(Do this)
Search the material for the word "that" and report each line where it turns up.

[begin Entries]

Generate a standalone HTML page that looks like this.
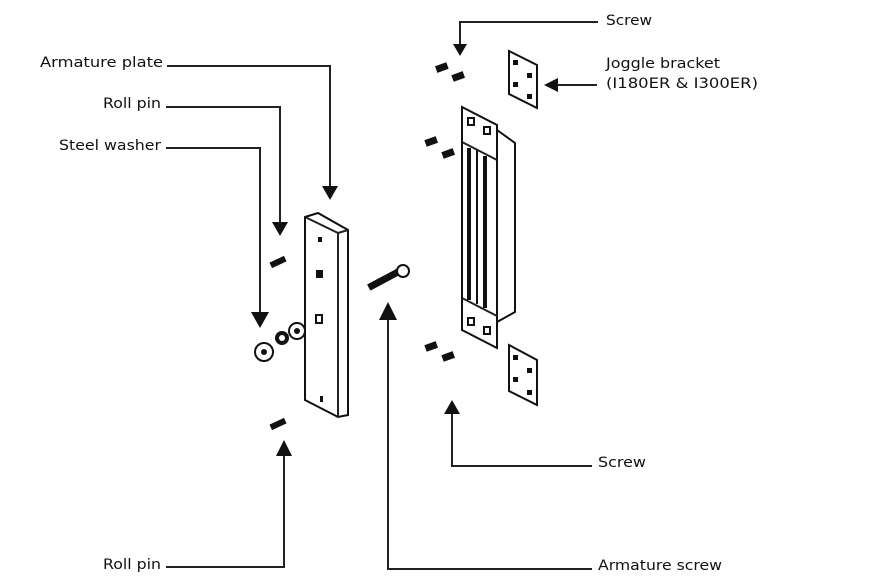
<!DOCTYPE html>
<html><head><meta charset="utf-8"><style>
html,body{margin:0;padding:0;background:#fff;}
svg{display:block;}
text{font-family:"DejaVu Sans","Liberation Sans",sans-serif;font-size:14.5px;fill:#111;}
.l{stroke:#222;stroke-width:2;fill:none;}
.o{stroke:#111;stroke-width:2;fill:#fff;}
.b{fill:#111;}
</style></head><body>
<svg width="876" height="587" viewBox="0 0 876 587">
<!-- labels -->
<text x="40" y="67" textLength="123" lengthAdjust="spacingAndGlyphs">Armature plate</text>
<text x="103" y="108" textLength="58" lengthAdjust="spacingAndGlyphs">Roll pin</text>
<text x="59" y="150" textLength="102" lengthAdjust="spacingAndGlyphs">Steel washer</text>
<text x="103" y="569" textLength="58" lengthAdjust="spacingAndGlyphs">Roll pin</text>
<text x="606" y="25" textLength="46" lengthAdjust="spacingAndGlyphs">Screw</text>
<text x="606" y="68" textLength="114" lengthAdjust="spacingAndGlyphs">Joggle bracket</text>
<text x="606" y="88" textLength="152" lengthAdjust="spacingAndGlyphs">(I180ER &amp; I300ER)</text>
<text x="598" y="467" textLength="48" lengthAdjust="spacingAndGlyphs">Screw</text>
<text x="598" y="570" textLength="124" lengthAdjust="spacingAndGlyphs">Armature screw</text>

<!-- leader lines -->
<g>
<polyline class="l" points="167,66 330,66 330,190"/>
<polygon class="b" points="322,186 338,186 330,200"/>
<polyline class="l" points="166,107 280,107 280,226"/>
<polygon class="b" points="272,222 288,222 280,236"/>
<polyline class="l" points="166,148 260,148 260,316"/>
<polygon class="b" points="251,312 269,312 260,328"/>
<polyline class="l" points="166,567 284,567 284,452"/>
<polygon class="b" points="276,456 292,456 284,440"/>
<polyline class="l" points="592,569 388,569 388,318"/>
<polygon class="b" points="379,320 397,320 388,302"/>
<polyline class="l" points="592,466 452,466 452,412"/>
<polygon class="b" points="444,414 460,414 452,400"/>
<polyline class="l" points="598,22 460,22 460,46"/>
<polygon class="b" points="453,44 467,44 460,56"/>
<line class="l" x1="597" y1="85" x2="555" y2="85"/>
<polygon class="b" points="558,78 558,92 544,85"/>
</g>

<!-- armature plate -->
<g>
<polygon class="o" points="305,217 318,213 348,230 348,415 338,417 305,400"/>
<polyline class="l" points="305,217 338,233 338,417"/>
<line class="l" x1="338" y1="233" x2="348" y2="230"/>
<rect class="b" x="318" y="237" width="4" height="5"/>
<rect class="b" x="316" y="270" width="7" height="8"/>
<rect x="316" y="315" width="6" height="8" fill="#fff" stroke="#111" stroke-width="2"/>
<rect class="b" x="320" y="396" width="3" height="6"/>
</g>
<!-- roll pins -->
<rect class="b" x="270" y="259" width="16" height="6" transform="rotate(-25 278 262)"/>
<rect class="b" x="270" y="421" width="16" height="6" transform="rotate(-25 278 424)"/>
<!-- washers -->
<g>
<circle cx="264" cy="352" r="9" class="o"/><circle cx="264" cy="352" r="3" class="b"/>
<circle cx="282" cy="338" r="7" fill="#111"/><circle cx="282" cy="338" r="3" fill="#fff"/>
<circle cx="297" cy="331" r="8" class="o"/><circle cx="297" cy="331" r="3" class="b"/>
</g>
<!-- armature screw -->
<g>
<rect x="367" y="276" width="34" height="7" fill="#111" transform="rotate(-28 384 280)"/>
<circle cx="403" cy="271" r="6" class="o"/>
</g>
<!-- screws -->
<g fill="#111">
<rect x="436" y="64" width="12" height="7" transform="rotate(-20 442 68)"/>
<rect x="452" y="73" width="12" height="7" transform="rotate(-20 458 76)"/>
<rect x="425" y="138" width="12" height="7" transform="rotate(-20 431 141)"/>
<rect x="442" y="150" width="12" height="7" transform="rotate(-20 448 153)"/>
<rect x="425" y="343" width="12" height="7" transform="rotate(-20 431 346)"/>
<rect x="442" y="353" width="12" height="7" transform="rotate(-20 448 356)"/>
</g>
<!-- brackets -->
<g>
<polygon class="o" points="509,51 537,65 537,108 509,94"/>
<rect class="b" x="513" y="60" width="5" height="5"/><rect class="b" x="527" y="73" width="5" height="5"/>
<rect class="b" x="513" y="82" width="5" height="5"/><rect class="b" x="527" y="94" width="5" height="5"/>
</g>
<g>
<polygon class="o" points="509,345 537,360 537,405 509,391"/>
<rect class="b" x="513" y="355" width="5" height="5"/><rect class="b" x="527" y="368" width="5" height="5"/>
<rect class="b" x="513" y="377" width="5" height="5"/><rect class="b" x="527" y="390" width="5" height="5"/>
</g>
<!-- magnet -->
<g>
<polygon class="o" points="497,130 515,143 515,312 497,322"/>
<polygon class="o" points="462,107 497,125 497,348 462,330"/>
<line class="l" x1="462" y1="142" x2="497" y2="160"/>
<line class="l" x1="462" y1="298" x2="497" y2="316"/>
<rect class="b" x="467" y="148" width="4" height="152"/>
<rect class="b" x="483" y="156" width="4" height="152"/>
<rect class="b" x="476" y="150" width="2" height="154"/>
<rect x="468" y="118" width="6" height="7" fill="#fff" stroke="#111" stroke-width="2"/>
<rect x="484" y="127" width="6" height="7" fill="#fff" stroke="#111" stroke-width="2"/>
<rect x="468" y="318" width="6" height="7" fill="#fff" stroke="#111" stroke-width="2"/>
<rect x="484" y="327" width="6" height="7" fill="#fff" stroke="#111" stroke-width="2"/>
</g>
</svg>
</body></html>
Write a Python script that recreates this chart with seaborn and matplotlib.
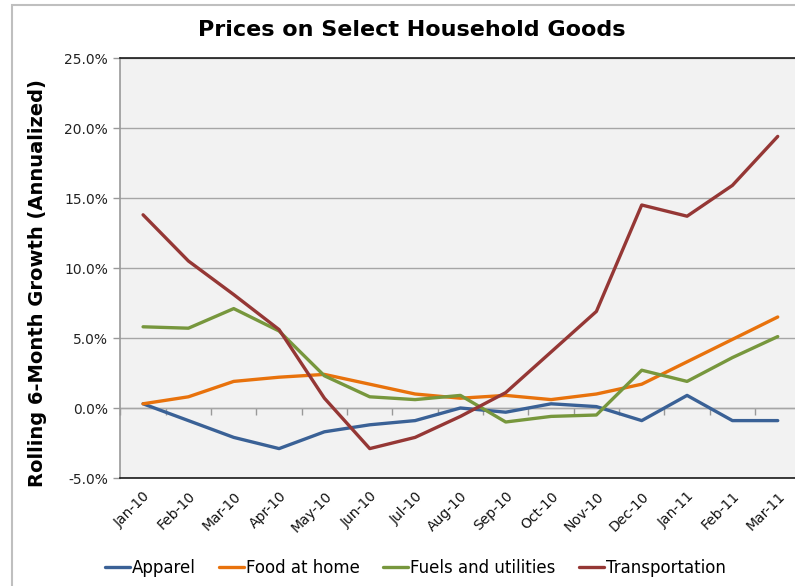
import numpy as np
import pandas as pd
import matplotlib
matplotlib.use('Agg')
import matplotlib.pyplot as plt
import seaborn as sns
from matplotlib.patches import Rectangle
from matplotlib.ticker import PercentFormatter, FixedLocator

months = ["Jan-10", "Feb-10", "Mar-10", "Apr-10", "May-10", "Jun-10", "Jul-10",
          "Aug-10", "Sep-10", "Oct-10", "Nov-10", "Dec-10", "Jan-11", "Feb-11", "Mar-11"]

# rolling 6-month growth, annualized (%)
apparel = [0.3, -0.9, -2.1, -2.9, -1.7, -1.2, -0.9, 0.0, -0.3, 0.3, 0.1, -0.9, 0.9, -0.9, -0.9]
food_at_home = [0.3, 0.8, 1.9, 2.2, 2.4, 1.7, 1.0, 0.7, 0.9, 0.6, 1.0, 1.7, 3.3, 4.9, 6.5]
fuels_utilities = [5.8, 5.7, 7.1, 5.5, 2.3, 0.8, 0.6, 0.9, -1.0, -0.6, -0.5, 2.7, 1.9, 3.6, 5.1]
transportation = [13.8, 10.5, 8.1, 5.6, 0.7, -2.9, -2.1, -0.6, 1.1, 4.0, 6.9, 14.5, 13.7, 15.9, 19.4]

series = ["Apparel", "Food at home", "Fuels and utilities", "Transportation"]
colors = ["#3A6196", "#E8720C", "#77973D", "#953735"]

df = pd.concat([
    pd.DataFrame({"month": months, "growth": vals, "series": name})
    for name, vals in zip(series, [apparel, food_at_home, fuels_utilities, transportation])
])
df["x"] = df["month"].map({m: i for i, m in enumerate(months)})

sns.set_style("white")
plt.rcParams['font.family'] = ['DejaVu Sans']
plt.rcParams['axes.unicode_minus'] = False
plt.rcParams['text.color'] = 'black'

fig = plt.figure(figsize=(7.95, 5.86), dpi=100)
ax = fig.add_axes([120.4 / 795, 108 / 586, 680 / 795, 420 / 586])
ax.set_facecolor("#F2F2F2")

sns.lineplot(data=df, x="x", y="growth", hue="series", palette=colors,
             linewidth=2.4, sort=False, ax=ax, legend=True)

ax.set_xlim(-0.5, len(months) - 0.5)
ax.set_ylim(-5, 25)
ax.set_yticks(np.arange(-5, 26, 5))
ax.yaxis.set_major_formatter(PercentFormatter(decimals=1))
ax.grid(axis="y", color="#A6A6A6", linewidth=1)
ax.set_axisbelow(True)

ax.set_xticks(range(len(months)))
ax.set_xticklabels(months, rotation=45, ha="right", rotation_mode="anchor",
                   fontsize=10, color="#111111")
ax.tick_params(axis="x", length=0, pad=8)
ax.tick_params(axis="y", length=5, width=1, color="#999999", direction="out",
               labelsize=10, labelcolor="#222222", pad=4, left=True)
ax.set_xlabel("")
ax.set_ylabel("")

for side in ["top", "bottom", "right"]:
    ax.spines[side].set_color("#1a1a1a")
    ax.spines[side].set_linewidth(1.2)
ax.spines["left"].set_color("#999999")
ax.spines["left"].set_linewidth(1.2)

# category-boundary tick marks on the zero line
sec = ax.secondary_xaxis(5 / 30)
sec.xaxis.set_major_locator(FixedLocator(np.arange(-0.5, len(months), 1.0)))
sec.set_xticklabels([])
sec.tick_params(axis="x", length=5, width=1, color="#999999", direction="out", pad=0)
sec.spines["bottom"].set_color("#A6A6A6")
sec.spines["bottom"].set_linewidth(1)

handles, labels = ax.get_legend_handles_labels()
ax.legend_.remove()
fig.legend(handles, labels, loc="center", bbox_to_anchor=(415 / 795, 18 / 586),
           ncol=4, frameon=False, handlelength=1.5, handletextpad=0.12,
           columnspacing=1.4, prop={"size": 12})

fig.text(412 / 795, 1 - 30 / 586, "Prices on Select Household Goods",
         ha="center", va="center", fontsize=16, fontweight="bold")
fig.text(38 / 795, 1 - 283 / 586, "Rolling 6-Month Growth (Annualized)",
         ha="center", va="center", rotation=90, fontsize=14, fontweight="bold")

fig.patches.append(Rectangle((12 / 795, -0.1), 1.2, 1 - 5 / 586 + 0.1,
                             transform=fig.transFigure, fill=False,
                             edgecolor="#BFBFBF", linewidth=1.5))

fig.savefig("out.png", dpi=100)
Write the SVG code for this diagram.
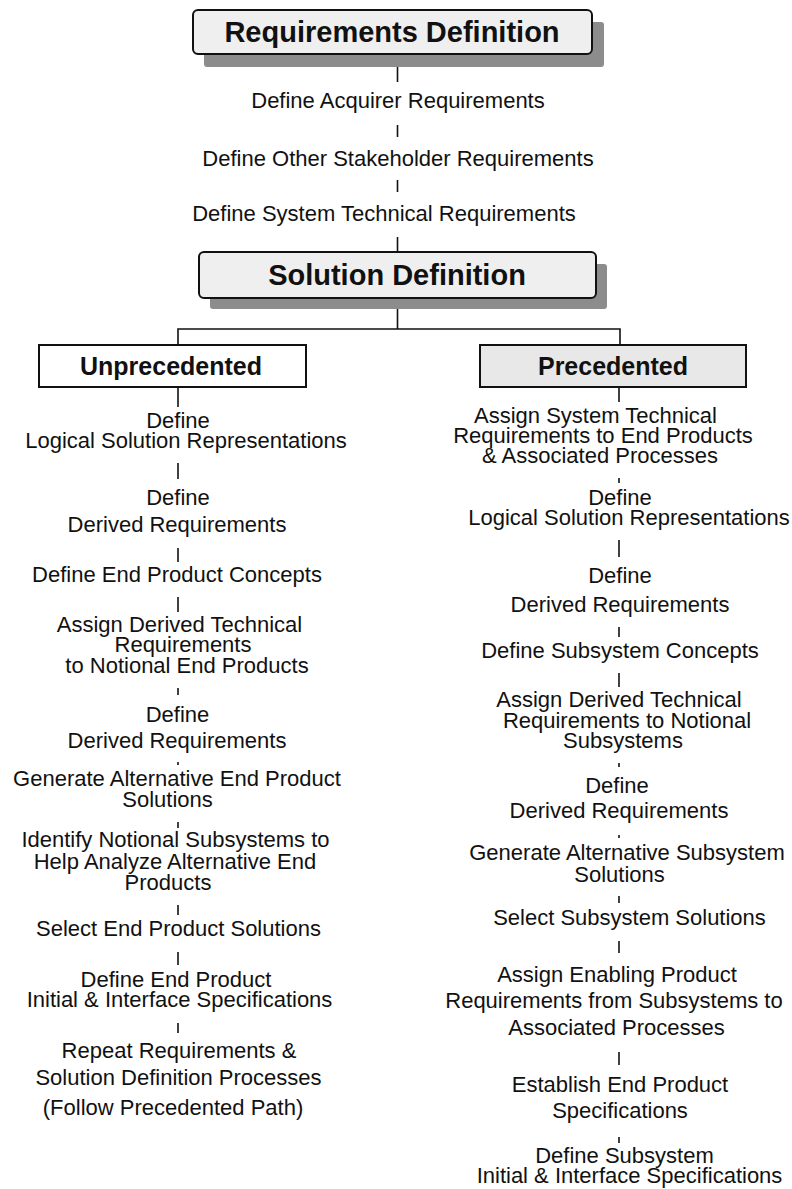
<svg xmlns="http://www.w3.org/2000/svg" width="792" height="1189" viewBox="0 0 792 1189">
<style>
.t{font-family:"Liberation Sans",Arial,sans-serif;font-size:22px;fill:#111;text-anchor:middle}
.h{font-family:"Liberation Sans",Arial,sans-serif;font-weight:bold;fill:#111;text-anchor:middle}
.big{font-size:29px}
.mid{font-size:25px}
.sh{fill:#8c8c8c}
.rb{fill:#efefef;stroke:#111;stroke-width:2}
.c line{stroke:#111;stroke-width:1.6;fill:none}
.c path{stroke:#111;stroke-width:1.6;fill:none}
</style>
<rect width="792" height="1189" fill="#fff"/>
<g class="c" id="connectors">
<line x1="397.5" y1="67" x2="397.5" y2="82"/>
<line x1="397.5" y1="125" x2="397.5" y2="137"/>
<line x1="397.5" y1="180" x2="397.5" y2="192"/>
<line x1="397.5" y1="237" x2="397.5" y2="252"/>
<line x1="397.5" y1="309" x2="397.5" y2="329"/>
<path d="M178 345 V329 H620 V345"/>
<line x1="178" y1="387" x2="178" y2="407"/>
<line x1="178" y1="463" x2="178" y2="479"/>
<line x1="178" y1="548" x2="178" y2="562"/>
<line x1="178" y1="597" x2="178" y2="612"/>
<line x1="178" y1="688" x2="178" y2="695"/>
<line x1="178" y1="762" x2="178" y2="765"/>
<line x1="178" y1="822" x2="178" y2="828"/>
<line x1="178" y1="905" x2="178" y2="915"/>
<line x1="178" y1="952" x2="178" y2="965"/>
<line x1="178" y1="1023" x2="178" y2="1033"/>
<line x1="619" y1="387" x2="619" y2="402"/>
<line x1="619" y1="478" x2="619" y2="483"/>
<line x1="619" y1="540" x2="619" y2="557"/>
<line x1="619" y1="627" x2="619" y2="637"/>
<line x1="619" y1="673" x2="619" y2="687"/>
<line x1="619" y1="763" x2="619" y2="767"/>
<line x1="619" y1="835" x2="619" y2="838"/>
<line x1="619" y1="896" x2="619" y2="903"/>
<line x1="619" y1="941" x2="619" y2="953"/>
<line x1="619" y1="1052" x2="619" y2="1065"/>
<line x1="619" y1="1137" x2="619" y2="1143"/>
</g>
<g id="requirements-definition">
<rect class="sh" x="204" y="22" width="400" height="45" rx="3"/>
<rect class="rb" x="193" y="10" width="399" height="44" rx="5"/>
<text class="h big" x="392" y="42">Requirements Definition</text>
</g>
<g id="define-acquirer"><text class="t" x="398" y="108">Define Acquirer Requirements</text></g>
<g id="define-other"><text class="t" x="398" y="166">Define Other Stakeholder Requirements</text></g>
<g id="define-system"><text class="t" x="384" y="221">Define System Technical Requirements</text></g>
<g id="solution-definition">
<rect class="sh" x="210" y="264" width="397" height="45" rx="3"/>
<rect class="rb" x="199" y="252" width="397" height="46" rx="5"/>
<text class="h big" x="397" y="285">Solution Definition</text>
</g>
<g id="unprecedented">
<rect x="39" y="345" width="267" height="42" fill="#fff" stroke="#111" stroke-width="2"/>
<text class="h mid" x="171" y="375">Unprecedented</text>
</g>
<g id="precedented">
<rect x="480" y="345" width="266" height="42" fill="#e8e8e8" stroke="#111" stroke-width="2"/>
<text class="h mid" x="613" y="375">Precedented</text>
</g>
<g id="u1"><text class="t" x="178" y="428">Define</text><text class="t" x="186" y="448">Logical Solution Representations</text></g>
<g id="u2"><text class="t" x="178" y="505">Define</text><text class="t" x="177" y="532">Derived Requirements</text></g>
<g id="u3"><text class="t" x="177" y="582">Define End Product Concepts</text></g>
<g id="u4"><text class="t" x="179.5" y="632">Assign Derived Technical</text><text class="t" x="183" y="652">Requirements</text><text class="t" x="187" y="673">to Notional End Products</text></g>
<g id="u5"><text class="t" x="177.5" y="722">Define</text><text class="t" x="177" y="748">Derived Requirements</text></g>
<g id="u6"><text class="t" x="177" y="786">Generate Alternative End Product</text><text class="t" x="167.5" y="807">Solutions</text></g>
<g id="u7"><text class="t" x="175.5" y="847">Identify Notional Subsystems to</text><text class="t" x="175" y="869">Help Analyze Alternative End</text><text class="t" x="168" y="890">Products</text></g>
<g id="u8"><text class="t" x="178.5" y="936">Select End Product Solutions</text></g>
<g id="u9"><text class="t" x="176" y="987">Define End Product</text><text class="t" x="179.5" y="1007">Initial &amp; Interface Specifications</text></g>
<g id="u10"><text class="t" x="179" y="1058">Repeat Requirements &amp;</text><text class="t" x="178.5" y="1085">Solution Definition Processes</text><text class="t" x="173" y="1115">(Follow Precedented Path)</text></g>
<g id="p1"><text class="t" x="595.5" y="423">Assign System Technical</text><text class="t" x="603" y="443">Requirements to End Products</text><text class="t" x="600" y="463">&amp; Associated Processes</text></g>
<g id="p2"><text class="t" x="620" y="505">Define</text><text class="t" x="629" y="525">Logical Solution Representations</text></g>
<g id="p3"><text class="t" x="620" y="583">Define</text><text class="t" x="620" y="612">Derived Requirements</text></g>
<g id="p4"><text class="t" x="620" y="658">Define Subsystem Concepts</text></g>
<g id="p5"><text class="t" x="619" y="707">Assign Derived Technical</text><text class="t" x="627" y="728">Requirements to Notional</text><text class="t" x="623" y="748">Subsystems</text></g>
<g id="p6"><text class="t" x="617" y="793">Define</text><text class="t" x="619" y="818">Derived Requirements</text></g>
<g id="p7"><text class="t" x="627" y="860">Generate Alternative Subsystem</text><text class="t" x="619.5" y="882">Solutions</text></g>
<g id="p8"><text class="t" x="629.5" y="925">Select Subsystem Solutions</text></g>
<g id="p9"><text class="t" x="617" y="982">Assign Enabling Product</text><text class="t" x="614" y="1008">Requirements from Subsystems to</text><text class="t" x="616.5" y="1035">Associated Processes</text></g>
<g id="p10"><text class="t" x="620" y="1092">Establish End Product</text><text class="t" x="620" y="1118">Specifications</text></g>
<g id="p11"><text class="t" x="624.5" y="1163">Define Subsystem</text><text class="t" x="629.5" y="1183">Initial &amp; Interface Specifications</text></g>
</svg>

[end Entries]

(Result)
Generate a standalone HTML page that looks like this.
Write a Python script that recreates this chart with seaborn and matplotlib.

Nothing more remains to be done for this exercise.